Lynn Stadum grew up eating German food “Really, it’s German American food,” She explained. “Cheap food that you could feed a lot of people and they’d fill up.” She smiled. “The old country Germans don’t recognize these foods. The old recipes were adapted when people came here.” The old country Germans might not recognize the recipes, but Lynn’s extended family certainly does. At a family reunion last summer, the cousins came bearing a big kettle of knoepfla soup.
Knoepfla soup is a standard at Lynn’s home also. Her mother made it when she was a child, and Lynn began cooking it in college when she and her friends had dinner parties. “It became a fun event, where you’d do something different.”
Everybody seems to enjoy her knoepfla. “Once, my girls both had friends over for overnights.” she remembered. “Jeff thought I shouldn’t serve knoepfla, that they wouldn’t like it, that it was too weird, but those girls still talk about that meal.”

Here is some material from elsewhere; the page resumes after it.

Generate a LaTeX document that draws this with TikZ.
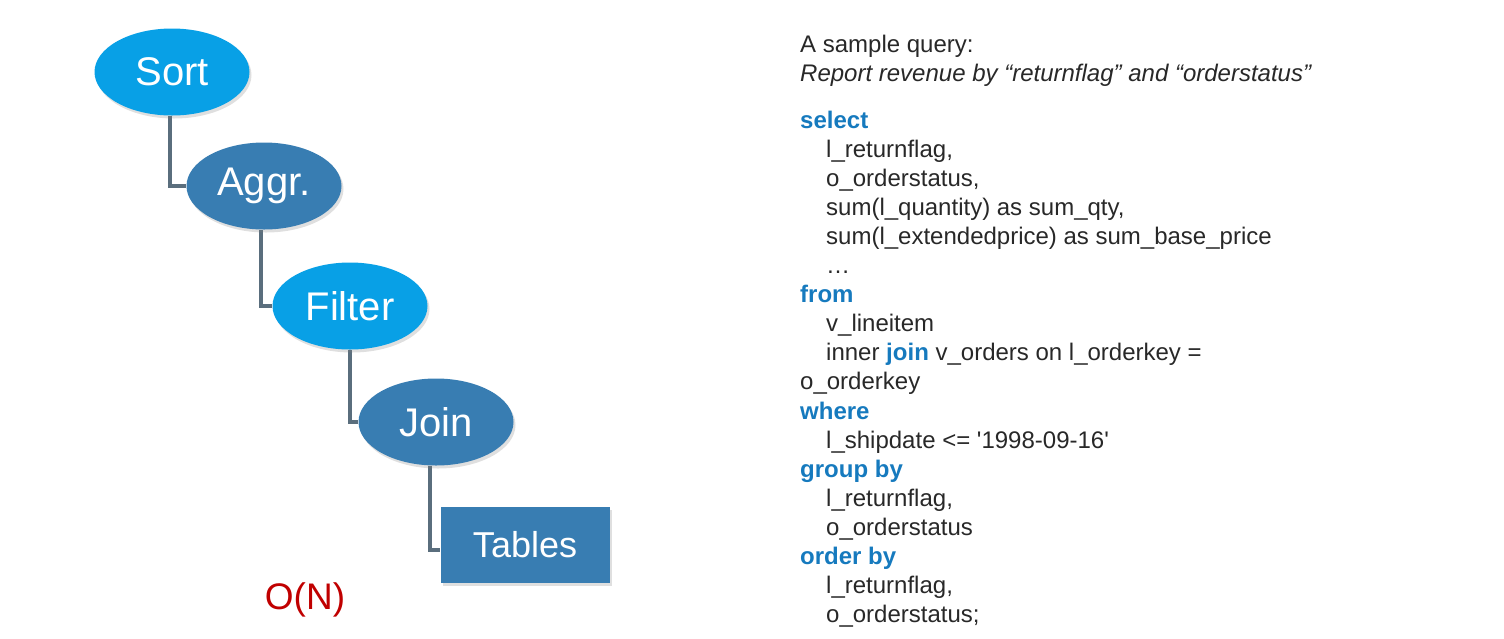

Frequently, Lynn works with her daughters, Erin and Katie, to make knoepfla. “I mix the dough and the girls roll it into ropes and cut it.” Lynn kneaded the dough as she talked. “When it gets a certain satiny feel, not sticky, that’s perfect.” she said. While the dough rested, Lynn began the soup. Then Erin and Katie wandered into the kitchen ready to work. They rolled ½” diameter snakes of dough and cut them into 1/2” pillows with a pair of scissors. Finally, Lynn dropped the noodles into the simmering broth. When the knoepfla floated on the surface, Lynn dished up bowls of soup and put the rest of the pot into the fridge. “It tastes even better the next day,” she said with a grin, “the knoepfla get softer.”